Nvidia has posted another blockbuster quarter, reporting record revenue and signalling even stronger growth ahead.
The company’s bullish earnings have quieted growing chatter about an “AI bubble,” with CEO Jensen Huang insisting the AI boom is only accelerating.
Nvidia reported $57 billion in revenue for the third quarter, marking a 62% increase from the same period last year. The company’s GAAP net income climbed to $32 billion, up 65% year-over-year, easily beating Wall Street expectations on both sales and profit.
The robust results highlight the company’s continued dominance in AI computing and data center hardware.
Data center business
Nvidia’s data center segment once again led the surge, generating a record $51.2 billion in revenue.
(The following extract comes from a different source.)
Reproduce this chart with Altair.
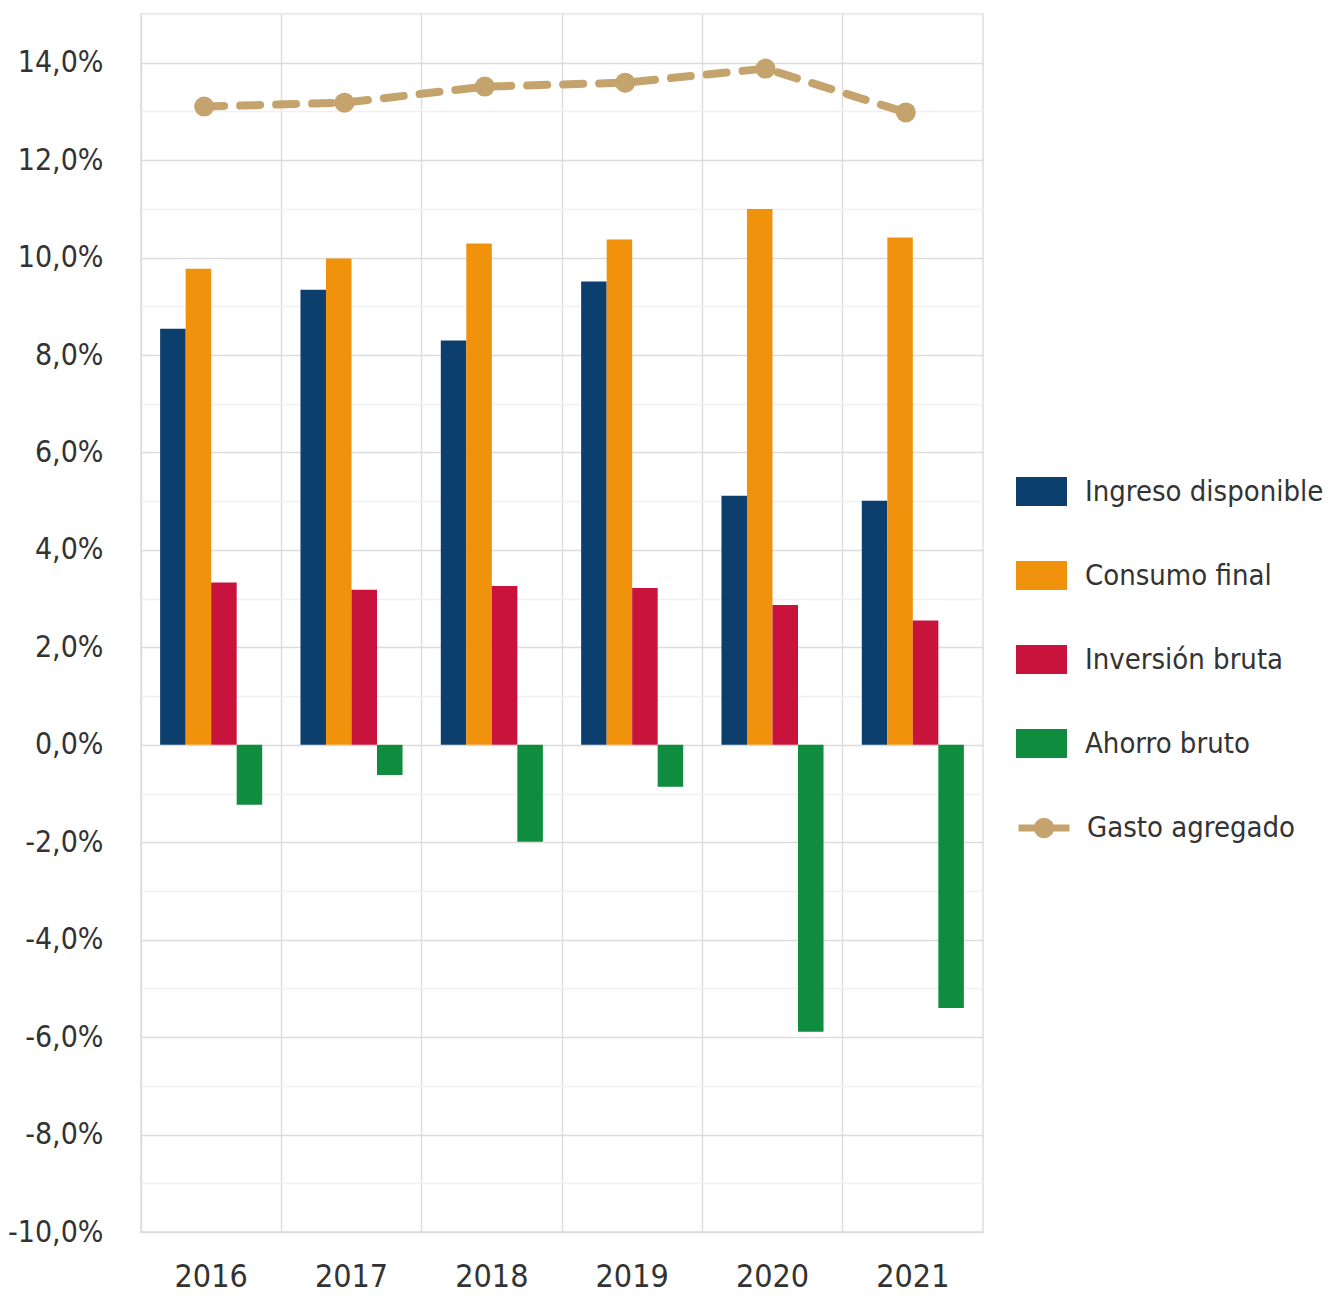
import altair as alt
import pandas as pd

years = ["2016", "2017", "2018", "2019", "2020", "2021"]
series = ["Ingreso disponible", "Consumo final", "Inversión bruta", "Ahorro bruto"]
ingreso = [8.54, 9.34, 8.30, 9.51, 5.11, 5.01]
consumo = [9.77, 9.98, 10.29, 10.37, 11.00, 10.41]
inversion = [3.33, 3.18, 3.26, 3.22, 2.87, 2.55]
ahorro = [-1.23, -0.62, -1.99, -0.86, -5.89, -5.40]
gasto = [13.10, 13.18, 13.51, 13.59, 13.88, 12.98]
bar_colors = ["#0d3f6e", "#f0920c", "#c8143c", "#0f8c3e"]
line_color = "#c4a46c"
FONT = "DejaVu Sans Condensed, Liberation Sans, sans-serif"

rows = []
for s, vals in zip(series, [ingreso, consumo, inversion, ahorro]):
    for y, v in zip(years, vals):
        rows.append({"year": y, "serie": s, "value": v})
bars_df = pd.DataFrame(rows)
line_df = pd.DataFrame({"year": years, "serie2": ["Gasto agregado"] * 6, "value": gasto})

W, H = 842, 1218
y_scale = alt.Scale(domain=[-10, 15], nice=False, zero=False)
x_axis = alt.Axis(
    title=None, ticks=False, domain=False, grid=True, bandPosition=0,
    gridColor="#dddddd", gridWidth=1.5, labelAngle=0,
    labelFont=FONT, labelFontSize=32, labelColor="#333333", labelPadding=29,
)
y_axis = alt.Axis(
    title=None, ticks=False, domain=False, grid=True,
    values=list(range(-10, 16)),
    labelExpr="datum.value % 2 == 0 ? (datum.value < 0 ? '-' : '') + abs(datum.value) + ',0%' : ''",
    gridColor=alt.ExprRef("datum.value % 2 == 0 ? '#dcdcdc' : '#f0f0f0'"),
    gridWidth=1.5,
    labelFont=FONT, labelFontSize=30, labelColor="#333333", labelPadding=38,
)

bars = alt.Chart(bars_df).mark_bar(stroke=None).encode(
    x=alt.X("year:N", sort=years, axis=x_axis,
            scale=alt.Scale(paddingInner=0, paddingOuter=0)),
    xOffset=alt.XOffset("serie:N", sort=series,
                        scale=alt.Scale(paddingInner=0, paddingOuter=0.75)),
    y=alt.Y("value:Q", scale=y_scale, axis=y_axis),
    color=alt.Color(
        "serie:N", sort=series,
        scale=alt.Scale(domain=series, range=bar_colors),
        legend=alt.Legend(
            title=None, orient="none", legendX=875, legendY=452,
            symbolType="M-1,-0.57H1V0.57H-1Z", symbolSize=2601,
            symbolStrokeWidth=0, rowPadding=43, padding=0,
            labelFont=FONT, labelFontSize=29, labelColor="#333333",
            labelOffset=18, labelLimit=400,
        ),
    ),
)

line = alt.Chart(line_df).mark_line(
    strokeWidth=8, strokeDash=[20, 16], strokeCap="round",
    point=alt.OverlayMarkDef(filled=True, size=400, opacity=1),
).encode(
    x=alt.X("year:N", sort=years, bandPosition=0.45),
    y=alt.Y("value:Q", scale=y_scale),
    color=alt.Color(
        "serie2:N",
        scale=alt.Scale(domain=["Gasto agregado"], range=[line_color]),
        legend=alt.Legend(
            title=None, orient="none", legendX=874, legendY=785,
            symbolType="M-1,0H1M-0.26,0A0.26,0.26 0 1,1 0.26,0A0.26,0.26 0 1,1 -0.26,0Z",
            symbolSize=2601, symbolStrokeWidth=7, symbolDash=[1, 0],
            symbolFillColor=line_color, symbolStrokeColor=line_color, padding=0,
            labelFont=FONT, labelFontSize=29, labelColor="#333333",
            labelOffset=14, labelLimit=400,
        ),
    ),
)

chart = alt.layer(bars, line).resolve_scale(color="independent").properties(
    width=W, height=H,
    autosize=alt.AutoSizeParams(type="none"),
    padding={"left": 133, "top": 6, "right": 345, "bottom": 64},
).configure_view(stroke="#dddddd", strokeWidth=1.5)

chart.save("out.html", embed_options={"renderer": "svg", "actions": False})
This represents a 25% jump from the previous quarter and 66% growth over last year.
The remaining revenue came from:
Gaming: $4.2 billion
Professional visualization & automotive: combined $1.6 billion
CFO Colette Kress said the data center momentum is being driven by rapid advances in computing, powerful AI models, and the expansion of agentic AI applications.
During the quarter, Nvidia announced AI factory and infrastructure projects equivalent to an aggregate of 5 million GPUs, spanning cloud service providers, sovereign AI projects, enterprise clients, and supercomputing centers.
“These include multiple landmark build-outs across markets,” Kress added.
Blackwell GPUs lead the charge
The Blackwell Ultra GPU, unveiled in March, has become a major growth engine. Kress said demand remains “particularly strong,” with earlier versions of the Blackwell architecture also performing well.
CEO Jensen Huang described the sales trajectory in simple terms: “Blackwell sales are off the charts, and cloud GPUs are sold out.”
He added that compute demand for both AI training and inference continues to grow exponentially.
“We’ve entered the virtuous cycle of AI,” Huang said. “AI is going everywhere, doing everything, all at once.”
Despite the blockbuster quarter, Nvidia faced a setback with its H20 data center GPU — a chip designed for generative AI and high-performance computing.
The company shipped 50 million units, which Kress described as disappointing.
She said the shortfall stemmed from geopolitical tensions and export restrictions preventing Nvidia from selling more competitive products into China.
“Sizable purchase orders never materialized due to geopolitical issues and increased competition in China,” she said.
Kress added that Nvidia remains committed to engaging with both U.S. and Chinese authorities to ensure American companies can “compete around the world.”
Looking ahead, Nvidia expects $65 billion in revenue in the fourth quarter — another major jump that pushed its shares up more than 4% in after-hours trading.
For Huang, the message is clear: despite speculation, the AI market is far from overheating.
“There’s been a lot of talk about an AI bubble,” he said on the earnings call. “From our vantage point, we see something very different.”